Inside the unzipped archive, you will find a subdirectory called “word” that contains a subdirectory called “media”. Inside the word\media subdirectory, you will find all of the image files that are contained in the DOCX file.
Note: if you want to recover the DOCX file from the renamed ZIP file, you should change the file extension of the zipped archive back to DOCX rather than trying to rezip the extracted files into a new ZIP file that you then rename as a DOCX file, as any changes that you may have made to the unzipped files may prevent successful conversion back to a useable DOCX file.
Extracting vector graphics from Word files
Extracting vector graphics from Word depends on the availability of the source software (if you don’t have the source software installed, the best you can hope for is to obtain a WMF file by unzipping the DOCX file).
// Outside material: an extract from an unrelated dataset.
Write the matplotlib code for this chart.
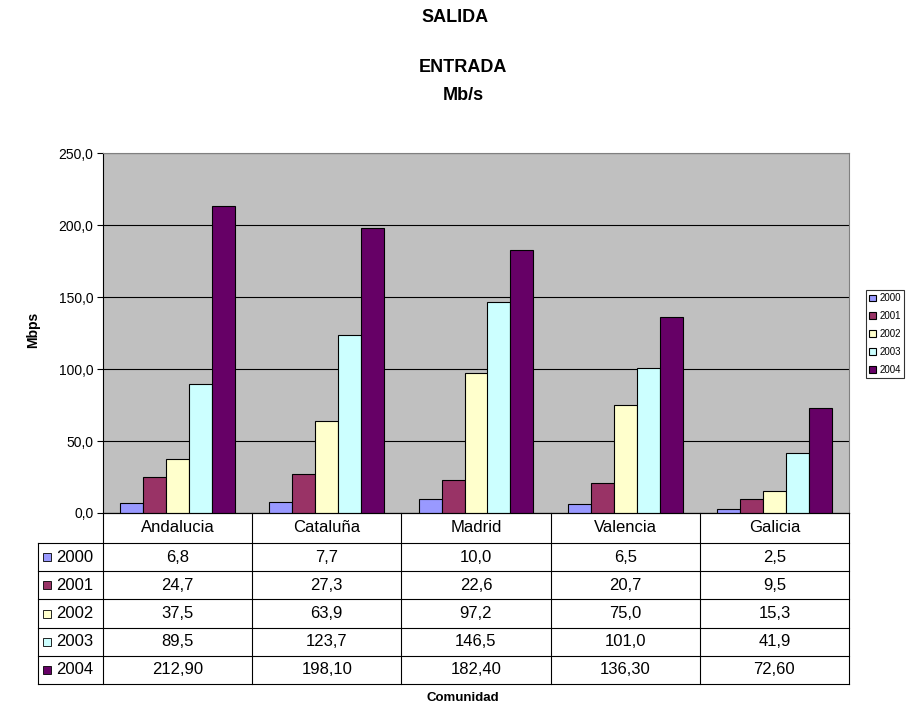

And, even if you can access the original image file, most vector graphics formats cannot be used for online presentation in a browser, so you would need to convert the file to a bitmap format at some point for web presentation.
Although Word drawing objects and images created in other Office applications can be extracted from DOCX files in the same way as bitmap images, the resulting WMF or EMF files cannot be satisfactorily manipulated outside of the source Office application. From a DOC file, these images would be extracted by eXtyles as WMF files.
For these reasons, we would generally recommend that you should not attempt to use vector graphics embedded in Word in an XML workflow, but instead you should request the author to supply the images as external files in a bitmap format.